Given instruction: Quote all of the data that follows exactly as written, skipping the images.

Dataset content:
BEGIN

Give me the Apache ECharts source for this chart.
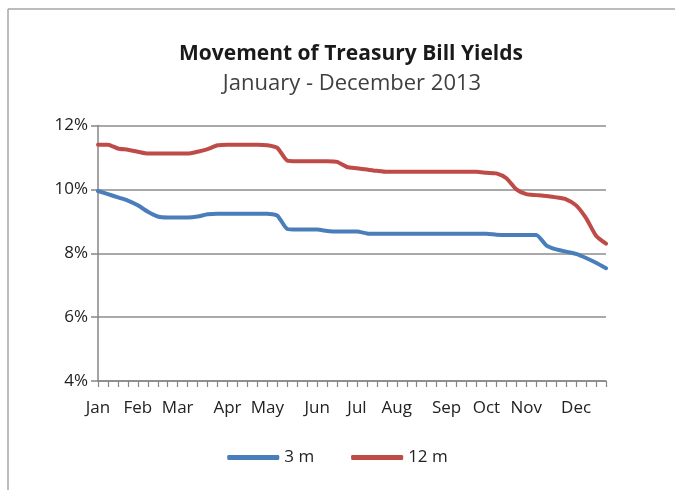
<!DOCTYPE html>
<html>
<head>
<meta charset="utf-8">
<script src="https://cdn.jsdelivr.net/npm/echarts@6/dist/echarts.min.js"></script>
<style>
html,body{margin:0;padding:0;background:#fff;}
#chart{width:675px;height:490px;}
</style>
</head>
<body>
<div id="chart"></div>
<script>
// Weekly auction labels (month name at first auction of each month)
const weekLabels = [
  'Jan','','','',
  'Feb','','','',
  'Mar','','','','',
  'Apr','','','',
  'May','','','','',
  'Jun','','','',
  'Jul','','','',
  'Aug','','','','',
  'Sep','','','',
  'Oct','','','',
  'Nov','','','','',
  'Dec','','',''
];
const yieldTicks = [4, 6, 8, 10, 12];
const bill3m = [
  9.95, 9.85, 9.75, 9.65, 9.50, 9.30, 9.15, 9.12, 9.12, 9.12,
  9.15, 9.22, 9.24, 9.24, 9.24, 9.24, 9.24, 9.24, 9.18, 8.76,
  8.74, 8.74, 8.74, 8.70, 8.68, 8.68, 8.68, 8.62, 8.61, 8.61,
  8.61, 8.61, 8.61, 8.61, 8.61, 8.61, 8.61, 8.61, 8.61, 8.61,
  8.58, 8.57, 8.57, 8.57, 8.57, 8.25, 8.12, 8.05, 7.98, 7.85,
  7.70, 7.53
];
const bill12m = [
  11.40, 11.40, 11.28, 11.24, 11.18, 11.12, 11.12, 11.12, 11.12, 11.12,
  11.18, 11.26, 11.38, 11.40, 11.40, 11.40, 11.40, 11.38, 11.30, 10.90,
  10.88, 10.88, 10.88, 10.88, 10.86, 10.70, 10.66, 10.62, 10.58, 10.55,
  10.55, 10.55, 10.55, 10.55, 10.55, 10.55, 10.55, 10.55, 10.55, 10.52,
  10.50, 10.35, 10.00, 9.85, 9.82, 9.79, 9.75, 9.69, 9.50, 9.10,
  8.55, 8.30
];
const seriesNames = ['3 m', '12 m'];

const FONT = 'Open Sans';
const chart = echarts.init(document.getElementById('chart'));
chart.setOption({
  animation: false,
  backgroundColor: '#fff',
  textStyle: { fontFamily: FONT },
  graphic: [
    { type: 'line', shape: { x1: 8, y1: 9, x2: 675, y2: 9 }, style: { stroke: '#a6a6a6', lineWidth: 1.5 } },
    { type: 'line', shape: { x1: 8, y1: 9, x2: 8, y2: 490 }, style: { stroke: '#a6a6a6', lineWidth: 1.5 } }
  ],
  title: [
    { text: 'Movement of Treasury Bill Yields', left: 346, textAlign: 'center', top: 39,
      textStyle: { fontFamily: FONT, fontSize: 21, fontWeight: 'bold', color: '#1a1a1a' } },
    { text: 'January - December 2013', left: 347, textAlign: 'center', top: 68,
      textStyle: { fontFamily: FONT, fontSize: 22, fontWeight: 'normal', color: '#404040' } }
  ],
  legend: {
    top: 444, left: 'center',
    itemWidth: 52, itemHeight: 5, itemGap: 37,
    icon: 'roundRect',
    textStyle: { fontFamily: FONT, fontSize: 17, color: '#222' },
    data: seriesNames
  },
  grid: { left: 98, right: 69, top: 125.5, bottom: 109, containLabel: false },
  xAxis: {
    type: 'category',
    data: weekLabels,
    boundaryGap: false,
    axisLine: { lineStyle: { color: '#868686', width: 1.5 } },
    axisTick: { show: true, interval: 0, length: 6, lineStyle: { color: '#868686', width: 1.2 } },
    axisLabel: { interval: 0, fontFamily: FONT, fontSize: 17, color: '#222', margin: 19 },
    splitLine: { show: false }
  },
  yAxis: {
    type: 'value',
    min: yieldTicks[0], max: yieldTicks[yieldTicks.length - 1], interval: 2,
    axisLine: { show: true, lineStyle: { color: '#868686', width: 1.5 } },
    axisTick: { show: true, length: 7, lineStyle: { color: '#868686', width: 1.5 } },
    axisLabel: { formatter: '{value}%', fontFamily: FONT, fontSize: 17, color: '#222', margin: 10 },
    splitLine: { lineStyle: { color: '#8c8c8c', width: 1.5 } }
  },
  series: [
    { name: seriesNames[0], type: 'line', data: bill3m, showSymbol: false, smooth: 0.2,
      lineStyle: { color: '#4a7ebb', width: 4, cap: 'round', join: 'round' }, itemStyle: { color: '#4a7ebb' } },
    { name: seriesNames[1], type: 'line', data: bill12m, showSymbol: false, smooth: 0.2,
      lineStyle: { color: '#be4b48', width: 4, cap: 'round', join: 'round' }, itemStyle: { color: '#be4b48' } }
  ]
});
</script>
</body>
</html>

END

Exercise response:
Give me the Apache ECharts source for this chart.
<!DOCTYPE html>
<html>
<head>
<meta charset="utf-8">
<script src="https://cdn.jsdelivr.net/npm/echarts@6/dist/echarts.min.js"></script>
<style>
html,body{margin:0;padding:0;background:#fff;}
#chart{width:675px;height:490px;}
</style>
</head>
<body>
<div id="chart"></div>
<script>
// Weekly auction labels (month name at first auction of each month)
const weekLabels = [
  'Jan','','','',
  'Feb','','','',
  'Mar','','','','',
  'Apr','','','',
  'May','','','','',
  'Jun','','','',
  'Jul','','','',
  'Aug','','','','',
  'Sep','','','',
  'Oct','','','',
  'Nov','','','','',
  'Dec','','',''
];
const yieldTicks = [4, 6, 8, 10, 12];
const bill3m = [
  9.95, 9.85, 9.75, 9.65, 9.50, 9.30, 9.15, 9.12, 9.12, 9.12,
  9.15, 9.22, 9.24, 9.24, 9.24, 9.24, 9.24, 9.24, 9.18, 8.76,
  8.74, 8.74, 8.74, 8.70, 8.68, 8.68, 8.68, 8.62, 8.61, 8.61,
  8.61, 8.61, 8.61, 8.61, 8.61, 8.61, 8.61, 8.61, 8.61, 8.61,
  8.58, 8.57, 8.57, 8.57, 8.57, 8.25, 8.12, 8.05, 7.98, 7.85,
  7.70, 7.53
];
const bill12m = [
  11.40, 11.40, 11.28, 11.24, 11.18, 11.12, 11.12, 11.12, 11.12, 11.12,
  11.18, 11.26, 11.38, 11.40, 11.40, 11.40, 11.40, 11.38, 11.30, 10.90,
  10.88, 10.88, 10.88, 10.88, 10.86, 10.70, 10.66, 10.62, 10.58, 10.55,
  10.55, 10.55, 10.55, 10.55, 10.55, 10.55, 10.55, 10.55, 10.55, 10.52,
  10.50, 10.35, 10.00, 9.85, 9.82, 9.79, 9.75, 9.69, 9.50, 9.10,
  8.55, 8.30
];
const seriesNames = ['3 m', '12 m'];

const FONT = 'Open Sans';
const chart = echarts.init(document.getElementById('chart'));
chart.setOption({
  animation: false,
  backgroundColor: '#fff',
  textStyle: { fontFamily: FONT },
  graphic: [
    { type: 'line', shape: { x1: 8, y1: 9, x2: 675, y2: 9 }, style: { stroke: '#a6a6a6', lineWidth: 1.5 } },
    { type: 'line', shape: { x1: 8, y1: 9, x2: 8, y2: 490 }, style: { stroke: '#a6a6a6', lineWidth: 1.5 } }
  ],
  title: [
    { text: 'Movement of Treasury Bill Yields', left: 346, textAlign: 'center', top: 39,
      textStyle: { fontFamily: FONT, fontSize: 21, fontWeight: 'bold', color: '#1a1a1a' } },
    { text: 'January - December 2013', left: 347, textAlign: 'center', top: 68,
      textStyle: { fontFamily: FONT, fontSize: 22, fontWeight: 'normal', color: '#404040' } }
  ],
  legend: {
    top: 444, left: 'center',
    itemWidth: 52, itemHeight: 5, itemGap: 37,
    icon: 'roundRect',
    textStyle: { fontFamily: FONT, fontSize: 17, color: '#222' },
    data: seriesNames
  },
  grid: { left: 98, right: 69, top: 125.5, bottom: 109, containLabel: false },
  xAxis: {
    type: 'category',
    data: weekLabels,
    boundaryGap: false,
    axisLine: { lineStyle: { color: '#868686', width: 1.5 } },
    axisTick: { show: true, interval: 0, length: 6, lineStyle: { color: '#868686', width: 1.2 } },
    axisLabel: { interval: 0, fontFamily: FONT, fontSize: 17, color: '#222', margin: 19 },
    splitLine: { show: false }
  },
  yAxis: {
    type: 'value',
    min: yieldTicks[0], max: yieldTicks[yieldTicks.length - 1], interval: 2,
    axisLine: { show: true, lineStyle: { color: '#868686', width: 1.5 } },
    axisTick: { show: true, length: 7, lineStyle: { color: '#868686', width: 1.5 } },
    axisLabel: { formatter: '{value}%', fontFamily: FONT, fontSize: 17, color: '#222', margin: 10 },
    splitLine: { lineStyle: { color: '#8c8c8c', width: 1.5 } }
  },
  series: [
    { name: seriesNames[0], type: 'line', data: bill3m, showSymbol: false, smooth: 0.2,
      lineStyle: { color: '#4a7ebb', width: 4, cap: 'round', join: 'round' }, itemStyle: { color: '#4a7ebb' } },
    { name: seriesNames[1], type: 'line', data: bill12m, showSymbol: false, smooth: 0.2,
      lineStyle: { color: '#be4b48', width: 4, cap: 'round', join: 'round' }, itemStyle: { color: '#be4b48' } }
  ]
});
</script>
</body>
</html>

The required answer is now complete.